▶ **Instructions to follow**: In the listing that follows, the range to quote begins at the line that has "Recreate this image" and ends after the line that has "from matplotlib.patches import Rectangle"; quote it verbatim and add nothing.

▶ **Data to use**:

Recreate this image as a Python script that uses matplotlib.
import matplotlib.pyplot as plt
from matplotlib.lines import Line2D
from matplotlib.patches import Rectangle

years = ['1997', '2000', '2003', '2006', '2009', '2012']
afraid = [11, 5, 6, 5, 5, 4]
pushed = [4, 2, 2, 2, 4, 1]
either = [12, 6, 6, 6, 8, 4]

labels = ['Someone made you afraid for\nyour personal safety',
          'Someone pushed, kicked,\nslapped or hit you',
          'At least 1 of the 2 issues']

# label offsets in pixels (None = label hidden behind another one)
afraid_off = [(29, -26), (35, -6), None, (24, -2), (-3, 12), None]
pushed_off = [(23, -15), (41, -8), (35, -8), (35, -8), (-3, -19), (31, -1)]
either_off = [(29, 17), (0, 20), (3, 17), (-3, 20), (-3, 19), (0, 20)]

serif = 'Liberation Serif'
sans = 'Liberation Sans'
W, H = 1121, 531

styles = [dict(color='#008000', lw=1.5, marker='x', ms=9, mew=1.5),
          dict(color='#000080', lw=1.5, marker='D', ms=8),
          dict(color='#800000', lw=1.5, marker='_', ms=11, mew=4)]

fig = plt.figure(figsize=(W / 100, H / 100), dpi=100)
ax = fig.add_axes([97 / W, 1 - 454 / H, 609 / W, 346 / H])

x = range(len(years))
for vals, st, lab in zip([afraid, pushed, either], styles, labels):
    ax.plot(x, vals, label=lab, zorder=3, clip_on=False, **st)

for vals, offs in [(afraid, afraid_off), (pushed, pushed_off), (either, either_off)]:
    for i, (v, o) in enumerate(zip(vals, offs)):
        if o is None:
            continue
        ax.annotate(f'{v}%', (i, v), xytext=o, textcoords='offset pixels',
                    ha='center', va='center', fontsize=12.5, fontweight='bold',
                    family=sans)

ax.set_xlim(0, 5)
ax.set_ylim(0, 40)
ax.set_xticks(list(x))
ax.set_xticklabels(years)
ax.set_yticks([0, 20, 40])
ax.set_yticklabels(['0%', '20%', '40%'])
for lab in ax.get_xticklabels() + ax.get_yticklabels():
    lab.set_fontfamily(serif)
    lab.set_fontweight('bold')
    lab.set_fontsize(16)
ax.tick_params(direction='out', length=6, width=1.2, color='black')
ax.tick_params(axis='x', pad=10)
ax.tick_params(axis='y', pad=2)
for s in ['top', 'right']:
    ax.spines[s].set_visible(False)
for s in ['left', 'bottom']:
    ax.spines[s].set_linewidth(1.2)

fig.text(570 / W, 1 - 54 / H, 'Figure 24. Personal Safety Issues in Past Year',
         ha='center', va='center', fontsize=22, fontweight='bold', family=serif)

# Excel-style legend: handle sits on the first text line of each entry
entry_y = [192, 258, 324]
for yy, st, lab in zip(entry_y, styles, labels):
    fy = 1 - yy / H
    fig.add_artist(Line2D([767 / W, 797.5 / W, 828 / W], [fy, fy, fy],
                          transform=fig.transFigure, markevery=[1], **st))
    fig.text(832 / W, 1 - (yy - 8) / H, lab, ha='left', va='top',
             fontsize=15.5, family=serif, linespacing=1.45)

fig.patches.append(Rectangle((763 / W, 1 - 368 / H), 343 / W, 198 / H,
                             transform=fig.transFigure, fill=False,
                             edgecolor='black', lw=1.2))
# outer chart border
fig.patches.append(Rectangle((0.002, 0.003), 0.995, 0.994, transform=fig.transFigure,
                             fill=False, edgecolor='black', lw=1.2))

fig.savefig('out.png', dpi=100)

...

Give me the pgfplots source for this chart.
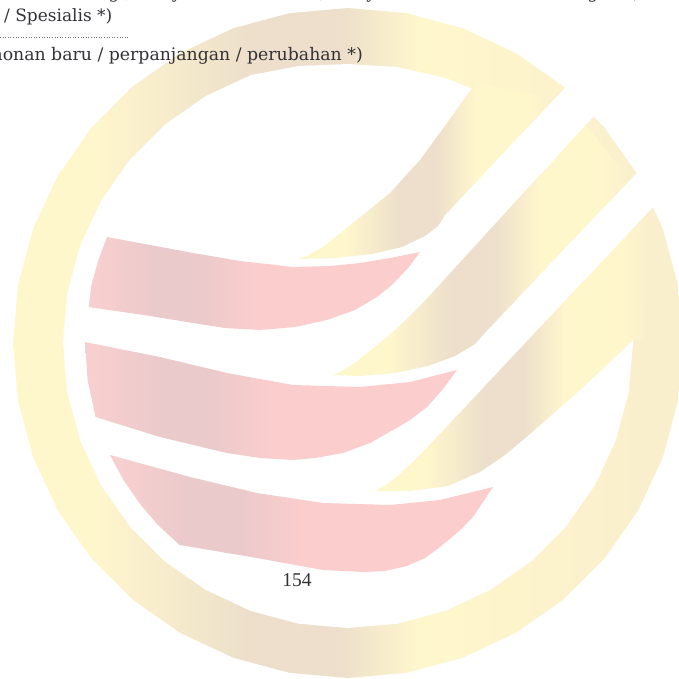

▶ **Solution for this task**:
Recreate this image as a Python script that uses matplotlib.
import matplotlib.pyplot as plt
from matplotlib.lines import Line2D
from matplotlib.patches import Rectangle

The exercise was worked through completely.